Além dos protestos nos países vizinhos e da instabilidade interna, com saída de Jair Bolsonaro do seu partido, o PSL, e falta de uma base governista sólida no Congresso, a alta do dólar no Brasil reflete um cenário negativo para ativos de risco no exterior, com guerra comercial entre China e Estados Unidos e a desaceleração da economia global. 

Neste cenário, investidores buscam mais proteção. Os estrangeiros retiram seus recursos e emergentes e os domésticos investem em dólar, um dos ativos mais seguros do mundo. 

No ano, há saída de mais de R$ 30 bilhões em investimento estrangeiro da Bolsa de valores brasileira. Este é o pior saldo desde 2008, ano da crise financeira.

Segundo o relatório de movimento de câmbio contratado do Banco Central (BC) da última quarta (13), o déficit de dólares na balança financeira em 2019 é de R$ 152 bilhões, superior ao total retirado no mesmo período de 2018.

Outra explicação para a saída de dólares é a queda dos juros no Brasil. Com a Selic na mínima histórica, a 5% ao ano, o carry trade perde força. 

O carry trade é uma estratégia de investimento em que o ganho está na diferença do câmbio e do juros. Nele, se toma dinheiro a uma taxa de juros menor em um país para aplicá-lo em outro, com outra moeda, onde o juro é maior.

Em 2016, com a Selic a 14,25%, o diferencial entre a taxa brasileira e a americana ficou ao redor de 13,75% ao ano. Hoje, com a Selic a 5% e o juro americano a 1,5%, esse diferencial fica ao redor de 3,5%.

“O carry do real nunca esteve tão baixo, o que cria um piso natural para qualquer queda no dólar, além de ser mais um vetor de compra da moeda americana no Brasil”, diz Miraglia, da Quasar.

Além de afetar o carry trade, o juro baixo deixa o hedge cambial —proteção contra oscilação do dólar— mais barato. 

Para se proteger da alta volatilidade do real, o investidor geralmente compra um contrato de dólar futuro na B3. Neste caso, o diferencial entre o preço à vista e futuro do dólar fica muito próximo do diferencial de juros entre as duas moedas, de 3,5%.

Considerando que a volatilidade nos últimos 100 dias foi de 12%, um custo anual de 3,5% é vantajoso, já que, para o estrangeiro, o que vale é o retorno em dólar dos seus investimentos. 

Ao entrar no mercado brasileiro para fazer uma aplicação ele vende dólares e compra reais e, se o dólar estiver mais caro na hora de sair, ou remeter lucros, isso diminui o retorno de seus investimentos. 

Para os que pretendem investir em infraestrutura e ter um retorno a longo prazo, o baixo juro do hedge é ainda mais atrativo. No entanto, estrangeiros não voltaram a fazer grandes apostas no Brasil nesse aspecto.

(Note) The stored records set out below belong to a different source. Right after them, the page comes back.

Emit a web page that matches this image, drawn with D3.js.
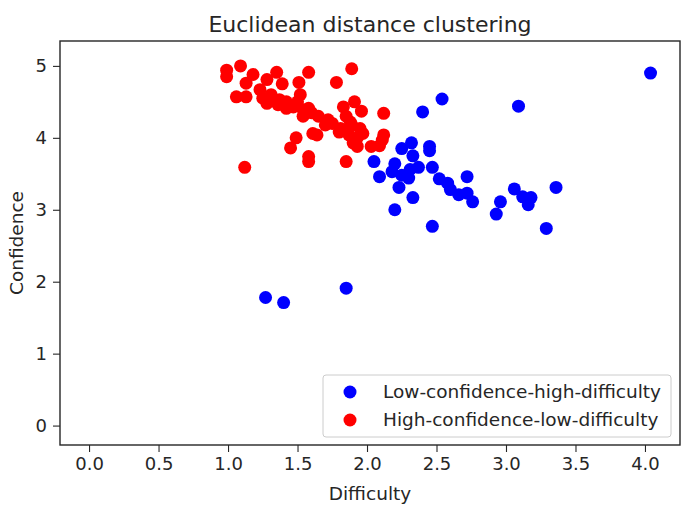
<!DOCTYPE html>
<html><head><meta charset="utf-8">
<script src="https://cdn.jsdelivr.net/npm/d3@7/dist/d3.min.js"></script>
<style>body{margin:0;background:#fff}svg{display:block;font-family:"DejaVu Sans",sans-serif}</style>
</head><body><svg id="c" width="700" height="513"></svg>
<script>
const xTicks = [0,0.5,1.0,1.5,2.0,2.5,3.0,3.5,4.0];
const yTicks = [0,1,2,3,4,5];
const seriesNames = ["Low-confidence-high-difficulty","High-confidence-low-difficulty"];
const seriesColors = ["#0000ff","#ff0000"];
const blueX = [2.54,2.40,3.09,2.32,2.25,2.45,2.45,2.05,2.33,2.20,2.37,2.31,2.47,2.18,2.25,2.09,2.30,2.72,2.52,2.23,2.58,2.60,2.33,2.66,2.72,2.76,3.06,3.12,3.18,3.16,3.36,2.96,2.93,2.20,2.47,3.29,4.04,1.27,1.40,1.85];
const blueY = [4.54,4.36,4.44,3.93,3.85,3.88,3.82,3.67,3.75,3.64,3.59,3.56,3.59,3.53,3.48,3.46,3.44,3.46,3.43,3.31,3.37,3.28,3.17,3.21,3.23,3.11,3.29,3.18,3.17,3.07,3.31,3.11,2.94,3.00,2.77,2.74,4.90,1.78,1.71,1.91];
const redX = [0.99,0.99,1.09,1.18,1.35,1.58,1.89,1.78,1.51,1.13,1.28,1.39,1.06,1.13,1.23,1.31,1.28,1.37,1.52,1.47,1.42,1.54,1.58,1.54,1.65,1.72,1.70,1.83,1.91,1.96,1.85,1.89,1.81,1.95,1.87,1.93,1.97,1.90,1.93,2.12,2.12,2.11,2.03,2.09,1.64,1.61,1.49,1.45,1.58,1.58,1.85,1.12,1.25,1.42,1.60,1.75,1.80,1.88,1.36,1.50];
const redY = [4.94,4.85,5.00,4.88,4.91,4.91,4.96,4.77,4.77,4.76,4.81,4.75,4.57,4.57,4.67,4.60,4.48,4.53,4.60,4.43,4.41,4.39,4.41,4.30,4.30,4.25,4.18,4.43,4.50,4.37,4.30,4.18,4.13,4.13,4.04,4.00,4.06,3.93,3.88,4.34,4.04,3.97,3.88,3.89,4.04,4.06,4.00,3.86,3.74,3.67,3.67,3.59,4.55,4.50,4.35,4.20,4.08,4.22,4.46,4.50];

const svg = d3.select("#c");
const L=60,R=680,T=41,B=445;
const x = d3.scaleLinear().domain([-0.209,4.252]).range([L,R]);
const y = d3.scaleLinear().domain([-0.27,5.346]).range([B,T]);

const blue = blueX.map((v,i)=>({x:v,y:blueY[i]}));
const red = redX.map((v,i)=>({x:v,y:redY[i]}));
const g = svg.append("g");
g.selectAll("circle.b").data(blue).join("circle").attr("class","b")
 .attr("cx",d=>x(d.x)).attr("cy",d=>y(d.y)).attr("r",6.5).attr("fill",seriesColors[0]);
g.selectAll("circle.r").data(red).join("circle").attr("class","r")
 .attr("cx",d=>x(d.x)).attr("cy",d=>y(d.y)).attr("r",6.5).attr("fill",seriesColors[1]);

const xa = svg.append("g").attr("transform",`translate(0,${B})`)
 .call(d3.axisBottom(x).tickValues(xTicks).tickFormat(d3.format(".1f")).tickSizeOuter(0).tickSize(7).tickPadding(5));
const ya = svg.append("g").attr("transform",`translate(${L},0)`)
 .call(d3.axisLeft(y).tickValues(yTicks).tickFormat(d3.format("d")).tickSizeOuter(0).tickSize(7).tickPadding(6));
[xa,ya].forEach(a=>{a.select(".domain").remove();
 a.selectAll("text").attr("font-size","18px").attr("fill","#262626").attr("font-family","DejaVu Sans");
 a.selectAll("line").attr("stroke","#262626").attr("stroke-width",1.1);});
svg.append("rect").attr("x",L).attr("y",T).attr("width",R-L).attr("height",B-T)
 .attr("fill","none").attr("stroke","#262626").attr("stroke-width",1.4);

svg.append("text").attr("x",(L+R)/2).attr("y",32).attr("text-anchor","middle")
 .attr("font-size","22px").attr("fill","#262626").text("Euclidean distance clustering");
svg.append("text").attr("x",(L+R)/2).attr("y",500).attr("text-anchor","middle")
 .attr("font-size","18.5px").attr("fill","#262626").text("Difficulty");
svg.append("text").attr("transform",`translate(23,${(T+B)/2}) rotate(-90)`).attr("text-anchor","middle")
 .attr("font-size","18.5px").attr("fill","#262626").text("Confidence");

const lg = svg.append("g");
lg.append("rect").attr("x",323).attr("y",375).attr("width",348).attr("height",62).attr("rx",3)
 .attr("fill","#fff").attr("fill-opacity",0.8).attr("stroke","#cccccc").attr("stroke-width",1);
seriesNames.forEach((n,i)=>{
 lg.append("circle").attr("cx",350).attr("cy",392+i*28).attr("r",6.5).attr("fill",seriesColors[i]);
 lg.append("text").attr("x",383).attr("y",392+i*28).attr("dy","0.35em").attr("font-size","18.5px").attr("fill","#262626").text(n);
});
</script></body></html>
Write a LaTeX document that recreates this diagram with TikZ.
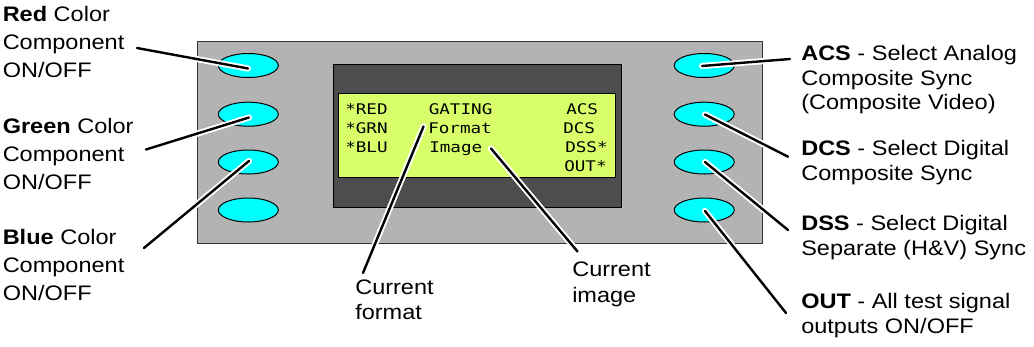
\documentclass[tikz,border=0pt]{standalone}
\usepackage{fontspec}
\setmainfont{Liberation Sans}[FakeStretch=1.12]
\newfontfamily\lcdfont{DejaVu Sans Mono}[FakeStretch=1.2]
\usetikzlibrary{shapes.geometric}
\definecolor{panelgray}{RGB}{179,179,179}
\definecolor{screendark}{RGB}{77,77,77}
\definecolor{lcdgreen}{RGB}{216,255,106}
\definecolor{btncyan}{RGB}{0,255,255}
\tikzset{
  box/.style={anchor=north west, inner sep=0pt, line width=0.75pt},
  btn/.style={ellipse, draw=black, line width=0.75pt, fill=btncyan, minimum width=45pt, minimum height=18pt, inner sep=0pt},
  lcdtxt/.style={inner sep=0pt, anchor=base west, font=\lcdfont\fontsize{11pt}{14pt}\selectfont},
  lbl/.style={inner sep=0pt, anchor=north west, align=left, font=\fontsize{15.75pt}{21pt}\selectfont},
  lblr/.style={lbl, font=\fontsize{15.75pt}{18.4pt}\selectfont},
  lblb/.style={lbl, font=\fontsize{15.75pt}{19pt}\selectfont},
  callout/.style={draw=black, line width=1.8pt, line cap=round, preaction={draw=white, line width=4.6pt, line cap=round}}
}
\begin{document}
\begin{tikzpicture}[x=0.75pt,y=-0.75pt]
\useasboundingbox (0,0) rectangle (1034,346);
% panel, screen, LCD
\node[box, draw=black!80, fill=panelgray, minimum width=423.3pt, minimum height=151.95pt] (panel) at (197.3,40.7) {};
\node[box, draw=black, fill=screendark, minimum width=216pt, minimum height=107pt] (screen) at (332.7,64) {};
\node[box, draw=black, fill=lcdgreen, minimum width=207.5pt, minimum height=63pt] (lcd) at (338.3,93.3) {};
% buttons
\node[btn] (L1) at (248.3,65.5) {};
\node[btn] (L2) at (248.3,114.2) {};
\node[btn] (L3) at (248.3,162) {};
\node[btn] (L4) at (248.3,210) {};
\node[btn] (R1) at (704.2,65.5) {};
\node[btn] (R2) at (704.2,114.2) {};
\node[btn] (R3) at (704.2,162) {};
\node[btn] (R4) at (704.2,210) {};
% LCD text
\node[lcdtxt] (t1) at (345,114) {*RED};
\node[lcdtxt] (t2) at (345,133.3) {*GRN};
\node[lcdtxt] (t3) at (345,152.3) {*BLU};
\node[lcdtxt] (gating) at (428.5,114) {GATING};
\node[lcdtxt] (format) at (428,133.3) {Format};
\node[lcdtxt] (image) at (429,152.3) {Image};
\node[lcdtxt] (acs) at (566,114) {ACS};
\node[lcdtxt] (dcs) at (563,133.3) {DCS};
\node[lcdtxt] (dss) at (565,152.3) {DSS*};
\node[lcdtxt] (out) at (564,171) {OUT*};
% connector end coordinates
\coordinate (cRedA) at (137,48);   \coordinate (cRedB) at (248,68.5);
\coordinate (cGrnA) at (146,149.5); \coordinate (cGrnB) at (249,117.5);
\coordinate (cBluA) at (144,248);  \coordinate (cBluB) at (249,161);
\coordinate (cAcsA) at (790,59);   \coordinate (cAcsB) at (702,66);
\coordinate (cDcsA) at (788,156.7); \coordinate (cDcsB) at (705,114.5);
\coordinate (cDssA) at (788,230);  \coordinate (cDssB) at (705,162);
\coordinate (cOutA) at (786,313);  \coordinate (cOutB) at (705,211);
\coordinate (cFmtA) at (423.5,126.5); \coordinate (cFmtB) at (363,273);
\coordinate (cImgA) at (491,148.5); \coordinate (cImgB) at (577.5,251.5);
\draw[callout] (cRedA) -- (cRedB);
\draw[callout] (cGrnA) -- (cGrnB);
\draw[callout] (cBluA) -- (cBluB);
\draw[callout] (cAcsA) -- (cAcsB);
\draw[callout] (cDcsA) -- (cDcsB);
\draw[callout] (cDssA) -- (cDssB);
\draw[callout] (cOutA) -- (cOutB);
\draw[callout] (cFmtA) -- (cFmtB);
\draw[callout] (cImgA) -- (cImgB);
% labels
\node[lbl] (redlbl) at (2.5,6) {\textbf{Red} Color\\Component\\ON/OFF};
\node[lbl] (grnlbl) at (2.5,118) {\textbf{Green} Color\\Component\\ON/OFF};
\node[lbl] (blulbl) at (2.5,229.3) {\textbf{Blue} Color\\Component\\ON/OFF};
\node[lblr] (acslbl) at (801,45) {\textbf{ACS} - Select Analog\\Composite Sync\\(Composite Video)};
\node[lblr] (dcslbl) at (801,140) {\textbf{DCS} - Select Digital\\Composite Sync};
\node[lblr] (dsslbl) at (801,215) {\textbf{DSS} - Select Digital\\Separate (H\&V) Sync};
\node[lblr] (outlbl) at (801,293.3) {\textbf{OUT} - All test signal\\outputs ON/OFF};
\node[lblb] (fmtlbl) at (355,279.3) {Current\\format};
\node[lblb] (imglbl) at (572,262) {Current\\image};
\end{tikzpicture}
\end{document}
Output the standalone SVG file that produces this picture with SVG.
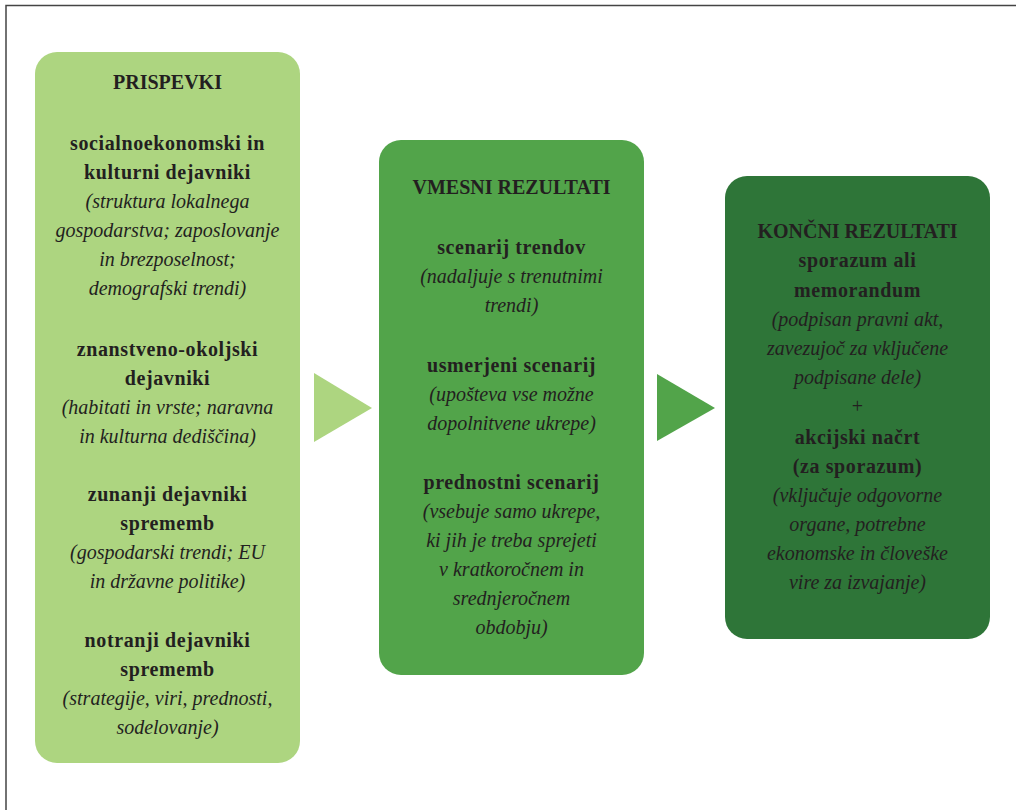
<svg xmlns="http://www.w3.org/2000/svg" width="1016" height="810" viewBox="0 0 1016 810">
<style>
text{font-family:"Liberation Serif","Times New Roman",serif;font-size:20px;fill:#231f20;text-anchor:middle}
.b{font-weight:bold;letter-spacing:0.6px}
.h{font-weight:bold;font-size:20px}
.i{font-style:italic}
</style>
<rect width="1016" height="810" fill="#fff"/>
<path d="M6 810 V5.5 H1016" fill="none" stroke="#444" stroke-width="1.5"/>
<g id="connectors">
<polygon points="314,373 372,408 314,442" fill="#add580"/>
<polygon points="657,374 715,408 657,441" fill="#52a44a"/>
</g>
<g id="prispevki">
<rect x="35" y="52" width="265" height="711" rx="22" fill="#add580"/>
<text class="h"><tspan x="167.5" y="89">PRISPEVKI</tspan></text>
<text class="b"><tspan x="167.5" y="150">socialnoekonomski in</tspan><tspan x="167.5" y="179">kulturni dejavniki</tspan></text>
<text class="i"><tspan x="167.5" y="208">(struktura lokalnega</tspan><tspan x="167.5" y="237">gospodarstva; zaposlovanje</tspan><tspan x="167.5" y="266">in brezposelnost;</tspan><tspan x="167.5" y="295">demografski trendi)</tspan></text>
<text class="b"><tspan x="167.5" y="356">znanstveno-okoljski</tspan><tspan x="167.5" y="385">dejavniki</tspan></text>
<text class="i"><tspan x="167.5" y="414">(habitati in vrste; naravna</tspan><tspan x="167.5" y="443">in kulturna dediščina)</tspan></text>
<text class="b"><tspan x="167.5" y="501">zunanji dejavniki</tspan><tspan x="167.5" y="530">sprememb</tspan></text>
<text class="i"><tspan x="167.5" y="559">(gospodarski trendi; EU</tspan><tspan x="167.5" y="588">in državne politike)</tspan></text>
<text class="b"><tspan x="167.5" y="647">notranji dejavniki</tspan><tspan x="167.5" y="676">sprememb</tspan></text>
<text class="i"><tspan x="167.5" y="705">(strategije, viri, prednosti,</tspan><tspan x="167.5" y="734">sodelovanje)</tspan></text>
</g>
<g id="vmesni">
<rect x="379" y="140" width="265" height="535" rx="22" fill="#52a44a"/>
<text class="h"><tspan x="511.5" y="194">VMESNI REZULTATI</tspan></text>
<text class="b"><tspan x="511.5" y="254">scenarij trendov</tspan></text>
<text class="i"><tspan x="511.5" y="283">(nadaljuje s trenutnimi</tspan><tspan x="511.5" y="312">trendi)</tspan></text>
<text class="b"><tspan x="511.5" y="372">usmerjeni scenarij</tspan></text>
<text class="i"><tspan x="511.5" y="401">(upošteva vse možne</tspan><tspan x="511.5" y="430">dopolnitvene ukrepe)</tspan></text>
<text class="b"><tspan x="511.5" y="489">prednostni scenarij</tspan></text>
<text class="i"><tspan x="511.5" y="518">(vsebuje samo ukrepe,</tspan><tspan x="511.5" y="547">ki jih je treba sprejeti</tspan><tspan x="511.5" y="576">v kratkoročnem in</tspan><tspan x="511.5" y="605">srednjeročnem</tspan><tspan x="511.5" y="634">obdobju)</tspan></text>
</g>
<g id="koncni">
<rect x="725" y="176" width="265" height="463" rx="22" fill="#2e7538"/>
<text class="h"><tspan x="857.5" y="238">KONČNI REZULTATI</tspan></text>
<text class="b"><tspan x="857.5" y="267">sporazum ali</tspan><tspan x="857.5" y="297">memorandum</tspan></text>
<text class="i"><tspan x="857.5" y="326">(podpisan pravni akt,</tspan><tspan x="857.5" y="355">zavezujoč za vključene</tspan><tspan x="857.5" y="384">podpisane dele)</tspan></text>
<text><tspan x="857.5" y="413">+</tspan></text>
<text class="b"><tspan x="857.5" y="444">akcijski načrt</tspan><tspan x="857.5" y="473">(za sporazum)</tspan></text>
<text class="i"><tspan x="857.5" y="502">(vključuje odgovorne</tspan><tspan x="857.5" y="531">organe, potrebne</tspan><tspan x="857.5" y="560">ekonomske in človeške</tspan><tspan x="857.5" y="589">vire za izvajanje)</tspan></text>
</g>
</svg>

Um dos aportes mais esperados para o ano era o megaleilão do pré-sal, realizado em 6 de novembro. A operação foi um fracasso e só teve uma pequena participação de chineses após um pedido do governo Bolsonaro.

Para Victor Cândido, economista-chefe e sócio da Journey Capital, a fuga dos estrangeiros é muito mais um efeito global, do que característico do Brasil.

“Temos o erro de achar que particularidades do Brasil impactam estrangeiro. Ainda somos um mercado periférico. Estamos em uma cesta de emergentes latinos com outros países e o cenário global não está favorável para nós. A volatilidade do dólar é um efeito da saída dos estrangeiros”, afirma.